GOAL OF THE EXERCISE ::
Your task is to transcribe, without alteration, the lines from the top of the material below through the line bearing "const axisMax = 25;", inclusive.

— start RECORDED INFORMATION —

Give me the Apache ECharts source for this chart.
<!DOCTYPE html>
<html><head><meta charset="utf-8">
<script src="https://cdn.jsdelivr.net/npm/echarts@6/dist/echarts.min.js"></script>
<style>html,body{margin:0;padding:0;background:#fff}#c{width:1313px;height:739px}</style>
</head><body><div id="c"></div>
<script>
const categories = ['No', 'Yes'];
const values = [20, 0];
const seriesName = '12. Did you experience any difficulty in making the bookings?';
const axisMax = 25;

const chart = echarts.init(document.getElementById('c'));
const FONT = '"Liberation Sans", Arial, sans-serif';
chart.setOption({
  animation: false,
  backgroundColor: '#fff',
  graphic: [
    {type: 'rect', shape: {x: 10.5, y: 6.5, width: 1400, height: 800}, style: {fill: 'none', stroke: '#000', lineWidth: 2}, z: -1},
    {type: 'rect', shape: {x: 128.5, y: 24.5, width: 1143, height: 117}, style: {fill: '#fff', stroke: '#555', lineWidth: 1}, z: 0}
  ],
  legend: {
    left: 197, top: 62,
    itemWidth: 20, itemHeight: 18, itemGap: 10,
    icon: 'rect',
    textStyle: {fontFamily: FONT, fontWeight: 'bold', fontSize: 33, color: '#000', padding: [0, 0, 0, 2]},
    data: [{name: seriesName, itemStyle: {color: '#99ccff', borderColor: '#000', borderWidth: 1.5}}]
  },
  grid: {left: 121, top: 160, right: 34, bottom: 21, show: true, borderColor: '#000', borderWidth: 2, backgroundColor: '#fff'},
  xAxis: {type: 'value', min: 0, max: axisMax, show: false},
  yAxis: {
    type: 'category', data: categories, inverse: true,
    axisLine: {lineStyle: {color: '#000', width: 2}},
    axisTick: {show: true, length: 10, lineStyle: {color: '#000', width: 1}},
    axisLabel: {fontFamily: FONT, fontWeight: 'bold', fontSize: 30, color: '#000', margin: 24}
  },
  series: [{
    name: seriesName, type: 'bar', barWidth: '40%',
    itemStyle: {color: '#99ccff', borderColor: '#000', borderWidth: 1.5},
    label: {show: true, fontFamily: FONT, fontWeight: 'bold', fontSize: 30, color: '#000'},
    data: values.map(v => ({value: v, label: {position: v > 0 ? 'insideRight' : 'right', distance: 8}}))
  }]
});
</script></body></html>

— end RECORDED INFORMATION —

CORRECT RESPONSE ::
Give me the Apache ECharts source for this chart.
<!DOCTYPE html>
<html><head><meta charset="utf-8">
<script src="https://cdn.jsdelivr.net/npm/echarts@6/dist/echarts.min.js"></script>
<style>html,body{margin:0;padding:0;background:#fff}#c{width:1313px;height:739px}</style>
</head><body><div id="c"></div>
<script>
const categories = ['No', 'Yes'];
const values = [20, 0];
const seriesName = '12. Did you experience any difficulty in making the bookings?';
const axisMax = 25;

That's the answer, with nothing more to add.